*INFORMATION PROVIDED*.
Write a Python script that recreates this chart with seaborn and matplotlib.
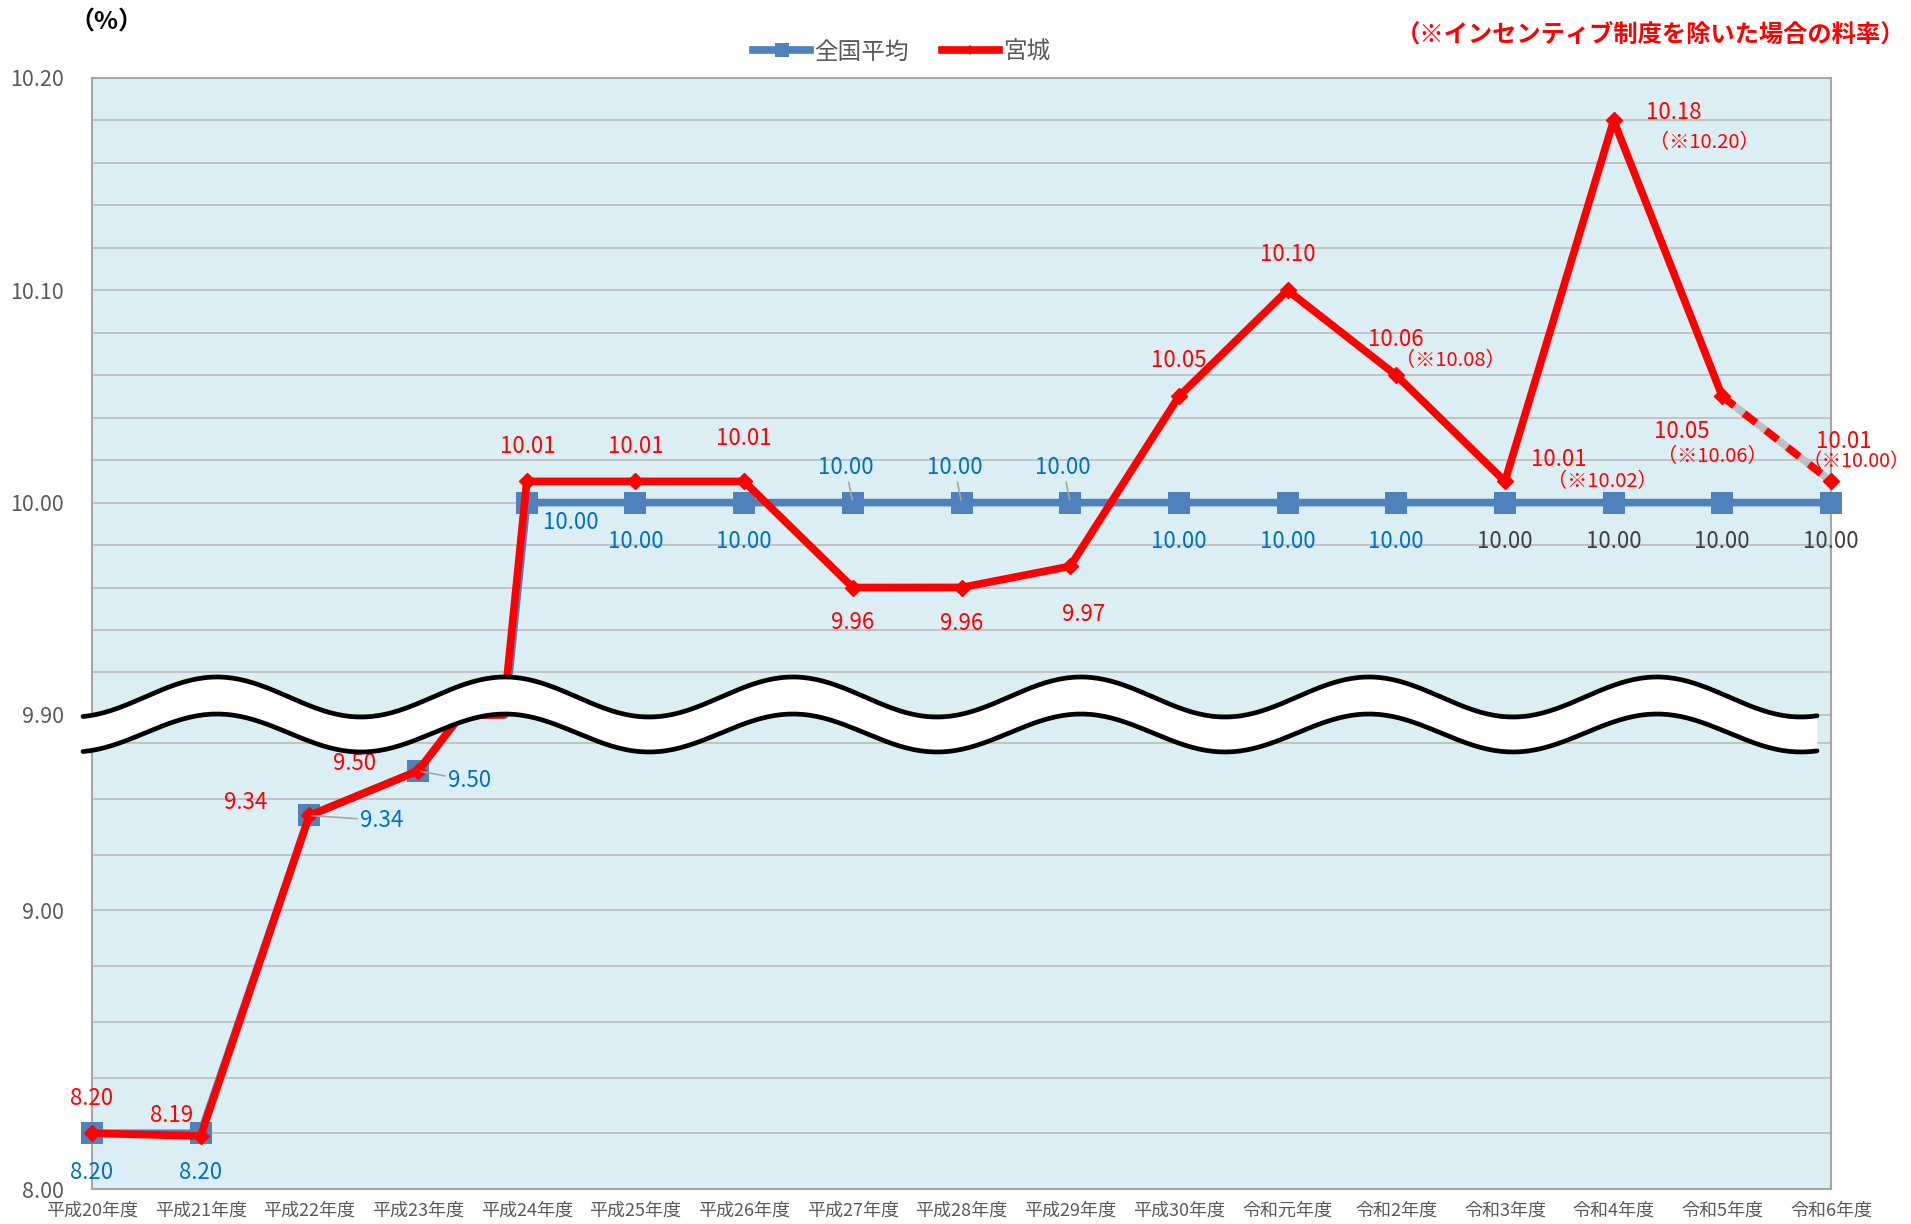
import numpy as np
import pandas as pd
import matplotlib
matplotlib.use("Agg")
import matplotlib.pyplot as plt
import seaborn as sns
from matplotlib.lines import Line2D
from matplotlib.transforms import Transform
from matplotlib.path import Path

# data
years = ["平成20年度", "平成21年度", "平成22年度", "平成23年度", "平成24年度",
         "平成25年度", "平成26年度", "平成27年度", "平成28年度", "平成29年度",
         "平成30年度", "令和元年度", "令和2年度", "令和3年度", "令和4年度",
         "令和5年度", "令和6年度"]
national = [8.20, 8.20, 9.34, 9.50, 10.00, 10.00, 10.00, 10.00, 10.00,
            10.00, 10.00, 10.00, 10.00, 10.00, 10.00, 10.00, 10.00]
miyagi = [8.20, 8.19, 9.34, 9.50, 10.01, 10.01, 10.01, 9.96, 9.96,
          9.97, 10.05, 10.10, 10.06, 10.01, 10.18, 10.05, 10.01]
# rates without the incentive scheme (※)
note_idx = [12, 13, 14, 15, 16]
note_vals = [10.08, 10.02, 10.20, 10.06, 10.00]

BLUE = "#4F81BD"
RED = "#FF0000"
LBLUE = "#0070C0"
DGRAY = "#404040"
TXT = "#595959"

plt.rcParams["font.family"] = ["Noto Sans CJK JP", "DejaVu Sans"]

df = pd.DataFrame({"x": np.arange(len(years)), "national": national, "miyagi": miyagi})

fig = plt.figure(figsize=(19.11, 12.24), dpi=100)
ax = fig.add_axes([92 / 1911, 35 / 1224, 1739 / 1911, 1111 / 1224])
ax.set_facecolor("#DBEEF4")

# broken y axis: 8.0-9.7 compressed, 9.9-10.2 stretched
brk_v = [7.0, 9.70, 9.90, 10.20, 11.0]
brk_h = [-0.2509, 0.42653, 0.42673, 1.0, 2.5287]


def fwd(v):
    return np.interp(v, brk_v, brk_h)


def inv(h):
    return np.interp(h, brk_h, brk_v)


class DataCurve(Transform):
    # transData, but each segment is split before scaling so that a
    # segment crossing the axis break bends the same way as the original
    input_dims = output_dims = 2

    def __init__(self, ax, steps=200):
        super().__init__()
        self._ax = ax
        self._steps = steps

    def transform_non_affine(self, values):
        return self._ax.transData.transform(values)

    def transform_path_non_affine(self, path):
        p = path.interpolated(self._steps)
        return Path(self.transform_non_affine(p.vertices), p.codes)


ax.set_yscale("function", functions=(fwd, inv))

# lines
curve = DataCurve(ax)
sns.lineplot(data=df, x="x", y="national", ax=ax, color=BLUE, lw=5.5,
             zorder=3, clip_on=False, transform=curve)
ax.plot(df["x"], df["national"], linestyle="none", marker="s", markersize=15.5,
        mew=0, color=BLUE, zorder=3, clip_on=False)
sns.lineplot(data=df.iloc[:16], x="x", y="miyagi", ax=ax, color=RED, lw=5.5,
             zorder=4, clip_on=False, transform=curve)
ax.plot(df["x"].iloc[15:], df["miyagi"].iloc[15:], color=RED, lw=5.5,
        linestyle=(0, (2.0, 1.6)), gapcolor="#BFBFBF", zorder=4, clip_on=False)
ax.plot(df["x"], df["miyagi"], linestyle="none", marker="D", markersize=8.5,
        color=RED, mec=RED, mew=1, zorder=5, clip_on=False)

ax.set_ylim(8.0, 10.2)
ax.set_xlim(0, len(years) - 1)
major = [8.0, 9.0, 9.9, 10.0, 10.1, 10.2]
ax.set_yticks(major)
ax.set_yticklabels([f"{t:.2f}" for t in major])
minor = [8.2, 8.4, 8.6, 8.8, 9.2, 9.4, 9.6] + list(np.round(np.arange(9.92, 10.2, 0.02), 2))
ax.set_yticks(minor, minor=True)
ax.set_xticks(df["x"])
ax.set_xticklabels(years)
ax.grid(which="both", axis="y", color="#BFBFBF", lw=1.3, zorder=0)
ax.set_axisbelow(True)
ax.tick_params(axis="both", which="both", length=0)
ax.tick_params(axis="y", labelsize=15.5, labelcolor=TXT, pad=20)
ax.tick_params(axis="x", labelsize=13, labelcolor=TXT, pad=9)
for s in ax.spines.values():
    s.set_color("#A6A6A6")
    s.set_linewidth(1.5)
ax.set_xlabel("")
ax.set_ylabel("")

# data labels, Miyagi
red_off = [(0, 25), (-21, 15), (-46, 9), (-46, 5), (1, 25), (0, 25), (0, 31),
           (0, -25), (0, -26), (10, -35), (0, 26), (0, 26), (0, 26), (39, 15.5),
           (43, 6), (-29, -25), (9, 29)]
for i, v in enumerate(miyagi):
    ax.annotate(f"{v:.2f}", (i, v), xytext=red_off[i], textcoords="offset points",
                ha="center", va="center", fontsize=16, color=RED, zorder=6)
note_off = [(39, 10.5), (70, 0), (65, -16), (-7, -43), (18, 14)]
note_fs = [14.5, 14.5, 14.5, 14.5, 14]
for k, i in enumerate(note_idx):
    ax.annotate(f"（※{note_vals[k]:.2f}）", (i, miyagi[i]), xytext=note_off[k],
                textcoords="offset points", ha="center", va="center",
                fontsize=note_fs[k], color=RED, zorder=6)

# data labels, national average
blue_off = [(0, -28), (0, -28), (52, -3.5), (37, -7), (32, -14), (0, -28), (0, -28),
            (-5, 25), (-5, 25), (-5, 25), (0, -28), (0, -28), (0, -28), (0, -28),
            (0, -28), (0, -28), (0, -28)]
leader = [2, 3, 7, 8, 9]
for i, v in enumerate(national):
    col = DGRAY if i >= 13 else LBLUE
    arrow = dict(arrowstyle="-", color="#A6A6A6", lw=1.2, shrinkA=0, shrinkB=2) if i in leader else None
    ax.annotate(f"{v:.2f}", (i, v), xytext=blue_off[i], textcoords="offset points",
                ha="center", va="center", fontsize=16, color=col, zorder=6,
                arrowprops=arrow)

# wavy break band (pixel positions in figure converted to axes fraction)
wx = np.linspace(83, 1817, 500)
yu = 697 - 20 * np.cos(2 * np.pi * (wx - 217) / 288)
yl = 733 - 19 * np.cos(2 * np.pi * (wx - 217) / 288)
axx = (wx - 92) / 1739
ax.fill_between(axx, (1189 - yl) / 1111, (1189 - yu) / 1111, transform=ax.transAxes,
                color="white", lw=0, zorder=7, clip_on=False)
for yy in (yu, yl):
    ax.plot(axx, (1189 - yy) / 1111, transform=ax.transAxes, color="black", lw=3.4,
            solid_capstyle="round", zorder=8, clip_on=False)

# legend
handles = [Line2D([], [], color=BLUE, lw=5.5, marker="s", markersize=10, mew=0),
           Line2D([], [], color=RED, lw=5.5, marker="D", markersize=5, mew=0)]
leg = fig.legend(handles, ["全国平均", "宮城"], loc="center", bbox_to_anchor=(0.472, 0.9575),
                 ncol=2, frameon=False, fontsize=17, handlelength=2.4, handletextpad=0.2,
                 columnspacing=1.4)
for t in leg.get_texts():
    t.set_color(TXT)

fig.text(69 / 1911, 1 - 23 / 1224, "（%）", fontsize=18, fontweight="bold",
         ha="left", va="center", color="black")
fig.text(1905 / 1911, 1 - 35 / 1224, "（※インセンティブ制度を除いた場合の料率）", fontsize=17.5,
         fontweight="bold", ha="right", va="center", color=RED)

fig.savefig("out.png", dpi=100)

*REQUIRED TASK*.
Write out the whole listing again, exactly, with no pictures.

*EXPECTED ANSWER*.
Write a Python script that recreates this chart with seaborn and matplotlib.
import numpy as np
import pandas as pd
import matplotlib
matplotlib.use("Agg")
import matplotlib.pyplot as plt
import seaborn as sns
from matplotlib.lines import Line2D
from matplotlib.transforms import Transform
from matplotlib.path import Path

# data
years = ["平成20年度", "平成21年度", "平成22年度", "平成23年度", "平成24年度",
         "平成25年度", "平成26年度", "平成27年度", "平成28年度", "平成29年度",
         "平成30年度", "令和元年度", "令和2年度", "令和3年度", "令和4年度",
         "令和5年度", "令和6年度"]
national = [8.20, 8.20, 9.34, 9.50, 10.00, 10.00, 10.00, 10.00, 10.00,
            10.00, 10.00, 10.00, 10.00, 10.00, 10.00, 10.00, 10.00]
miyagi = [8.20, 8.19, 9.34, 9.50, 10.01, 10.01, 10.01, 9.96, 9.96,
          9.97, 10.05, 10.10, 10.06, 10.01, 10.18, 10.05, 10.01]
# rates without the incentive scheme (※)
note_idx = [12, 13, 14, 15, 16]
note_vals = [10.08, 10.02, 10.20, 10.06, 10.00]

BLUE = "#4F81BD"
RED = "#FF0000"
LBLUE = "#0070C0"
DGRAY = "#404040"
TXT = "#595959"

plt.rcParams["font.family"] = ["Noto Sans CJK JP", "DejaVu Sans"]

df = pd.DataFrame({"x": np.arange(len(years)), "national": national, "miyagi": miyagi})

fig = plt.figure(figsize=(19.11, 12.24), dpi=100)
ax = fig.add_axes([92 / 1911, 35 / 1224, 1739 / 1911, 1111 / 1224])
ax.set_facecolor("#DBEEF4")

# broken y axis: 8.0-9.7 compressed, 9.9-10.2 stretched
brk_v = [7.0, 9.70, 9.90, 10.20, 11.0]
brk_h = [-0.2509, 0.42653, 0.42673, 1.0, 2.5287]


def fwd(v):
    return np.interp(v, brk_v, brk_h)


def inv(h):
    return np.interp(h, brk_h, brk_v)


class DataCurve(Transform):
    # transData, but each segment is split before scaling so that a
    # segment crossing the axis break bends the same way as the original
    input_dims = output_dims = 2

    def __init__(self, ax, steps=200):
        super().__init__()
        self._ax = ax
        self._steps = steps

    def transform_non_affine(self, values):
        return self._ax.transData.transform(values)

    def transform_path_non_affine(self, path):
        p = path.interpolated(self._steps)
        return Path(self.transform_non_affine(p.vertices), p.codes)


ax.set_yscale("function", functions=(fwd, inv))

# lines
curve = DataCurve(ax)
sns.lineplot(data=df, x="x", y="national", ax=ax, color=BLUE, lw=5.5,
             zorder=3, clip_on=False, transform=curve)
ax.plot(df["x"], df["national"], linestyle="none", marker="s", markersize=15.5,
        mew=0, color=BLUE, zorder=3, clip_on=False)
sns.lineplot(data=df.iloc[:16], x="x", y="miyagi", ax=ax, color=RED, lw=5.5,
             zorder=4, clip_on=False, transform=curve)
ax.plot(df["x"].iloc[15:], df["miyagi"].iloc[15:], color=RED, lw=5.5,
        linestyle=(0, (2.0, 1.6)), gapcolor="#BFBFBF", zorder=4, clip_on=False)
ax.plot(df["x"], df["miyagi"], linestyle="none", marker="D", markersize=8.5,
        color=RED, mec=RED, mew=1, zorder=5, clip_on=False)

ax.set_ylim(8.0, 10.2)
ax.set_xlim(0, len(years) - 1)
major = [8.0, 9.0, 9.9, 10.0, 10.1, 10.2]
ax.set_yticks(major)
ax.set_yticklabels([f"{t:.2f}" for t in major])
minor = [8.2, 8.4, 8.6, 8.8, 9.2, 9.4, 9.6] + list(np.round(np.arange(9.92, 10.2, 0.02), 2))
ax.set_yticks(minor, minor=True)
ax.set_xticks(df["x"])
ax.set_xticklabels(years)
ax.grid(which="both", axis="y", color="#BFBFBF", lw=1.3, zorder=0)
ax.set_axisbelow(True)
ax.tick_params(axis="both", which="both", length=0)
ax.tick_params(axis="y", labelsize=15.5, labelcolor=TXT, pad=20)
ax.tick_params(axis="x", labelsize=13, labelcolor=TXT, pad=9)
for s in ax.spines.values():
    s.set_color("#A6A6A6")
    s.set_linewidth(1.5)
ax.set_xlabel("")
ax.set_ylabel("")

# data labels, Miyagi
red_off = [(0, 25), (-21, 15), (-46, 9), (-46, 5), (1, 25), (0, 25), (0, 31),
           (0, -25), (0, -26), (10, -35), (0, 26), (0, 26), (0, 26), (39, 15.5),
           (43, 6), (-29, -25), (9, 29)]
for i, v in enumerate(miyagi):
    ax.annotate(f"{v:.2f}", (i, v), xytext=red_off[i], textcoords="offset points",
                ha="center", va="center", fontsize=16, color=RED, zorder=6)
note_off = [(39, 10.5), (70, 0), (65, -16), (-7, -43), (18, 14)]
note_fs = [14.5, 14.5, 14.5, 14.5, 14]
for k, i in enumerate(note_idx):
    ax.annotate(f"（※{note_vals[k]:.2f}）", (i, miyagi[i]), xytext=note_off[k],
                textcoords="offset points", ha="center", va="center",
                fontsize=note_fs[k], color=RED, zorder=6)

# data labels, national average
blue_off = [(0, -28), (0, -28), (52, -3.5), (37, -7), (32, -14), (0, -28), (0, -28),
            (-5, 25), (-5, 25), (-5, 25), (0, -28), (0, -28), (0, -28), (0, -28),
            (0, -28), (0, -28), (0, -28)]
leader = [2, 3, 7, 8, 9]
for i, v in enumerate(national):
    col = DGRAY if i >= 13 else LBLUE
    arrow = dict(arrowstyle="-", color="#A6A6A6", lw=1.2, shrinkA=0, shrinkB=2) if i in leader else None
    ax.annotate(f"{v:.2f}", (i, v), xytext=blue_off[i], textcoords="offset points",
                ha="center", va="center", fontsize=16, color=col, zorder=6,
                arrowprops=arrow)

# wavy break band (pixel positions in figure converted to axes fraction)
wx = np.linspace(83, 1817, 500)
yu = 697 - 20 * np.cos(2 * np.pi * (wx - 217) / 288)
yl = 733 - 19 * np.cos(2 * np.pi * (wx - 217) / 288)
axx = (wx - 92) / 1739
ax.fill_between(axx, (1189 - yl) / 1111, (1189 - yu) / 1111, transform=ax.transAxes,
                color="white", lw=0, zorder=7, clip_on=False)
for yy in (yu, yl):
    ax.plot(axx, (1189 - yy) / 1111, transform=ax.transAxes, color="black", lw=3.4,
            solid_capstyle="round", zorder=8, clip_on=False)

# legend
handles = [Line2D([], [], color=BLUE, lw=5.5, marker="s", markersize=10, mew=0),
           Line2D([], [], color=RED, lw=5.5, marker="D", markersize=5, mew=0)]
leg = fig.legend(handles, ["全国平均", "宮城"], loc="center", bbox_to_anchor=(0.472, 0.9575),
                 ncol=2, frameon=False, fontsize=17, handlelength=2.4, handletextpad=0.2,
                 columnspacing=1.4)
for t in leg.get_texts():
    t.set_color(TXT)

fig.text(69 / 1911, 1 - 23 / 1224, "（%）", fontsize=18, fontweight="bold",
         ha="left", va="center", color="black")
fig.text(1905 / 1911, 1 - 35 / 1224, "（※インセンティブ制度を除いた場合の料率）", fontsize=17.5,
         fontweight="bold", ha="right", va="center", color=RED)

fig.savefig("out.png", dpi=100)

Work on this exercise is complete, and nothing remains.